The city-owned Sheraton Grand Phoenix hotel on Third Street can now potentially be sold following a unanimous vote by the Phoenix City Council on Wednesday to amend the Downtown Phoenix Hotel Corporation’s Articles of Incorporation.

The Downtown Phoenix Hotel Corporation is a nonprofit created in 2005 that is owned and controlled by the city of Phoenix for the purpose of owning, acquiring, constructing, equipping, operating and financing a hotel, according to the City Council formal meeting agenda.

The hotel was built for the expanded Phoenix Convention Center to provide rooms for guests. According to Deputy City Manager Paul Blue, the operational costs of the hotel were meant to be covered by the revenue brought in by guests. During the recession, however, the rate of occupancy of rooms fell dramatically, and so too did revenues.
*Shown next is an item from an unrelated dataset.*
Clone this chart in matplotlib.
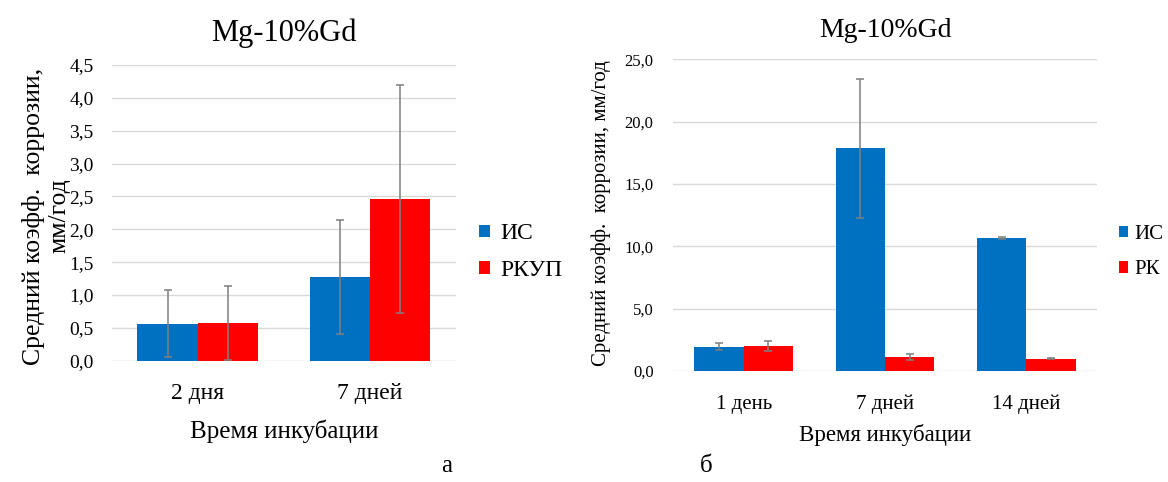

Blue said it was difficult for the Downtown Phoenix Hotel Corporation to keep up with the hotel’s expenses during the recession.

“We were very challenged and had difficulty paying all of the expenses, but we were able to get through it,” Blue said.

Phoenix is not interested in owning the hotel anymore because the revenue is not constant. It is subject to change along with the season and economy. The city wants a fixed source to pay for the debt brought on by the construction of the hotel, Blue said.

“Long-term, it is not the type of asset we are comfortable owning because we need a more level sort of an obligation,” he said. “The good times and the bad times are unpredictable. Our hope is to sell the hotel while times are good to people who may be better suited in the private sector.”

The hotel has performed well within the last year. Its operating revenues increased by $3.2 million, or 6.4 percent, in 2014. However, Standard & Poor’s Ratings Services lowered the Downtown Phoenix Hotel Corporation’s rating from a BB+ to a BB, according to the corporation’s 2014 financial report.

Room vacancies in this year’s second quarter were 25.5 percent, down from the same quarter in 2013 and 2014, according to the unaudited flow of funds summaries released by the city.

Blue said he hoped that if the city sold the hotel to a new owner, the money would be able to pay off the debt the hotel created when it was built. Blue said it would be nice if the sale would bring in a little extra money on top.

Correction: Dec. 4, 2015

A previous version of this story stated District 6 councilman Sal DiCiccio did not vote on the amendment because he was not present at the meeting. He voted on the amendment despite his absence.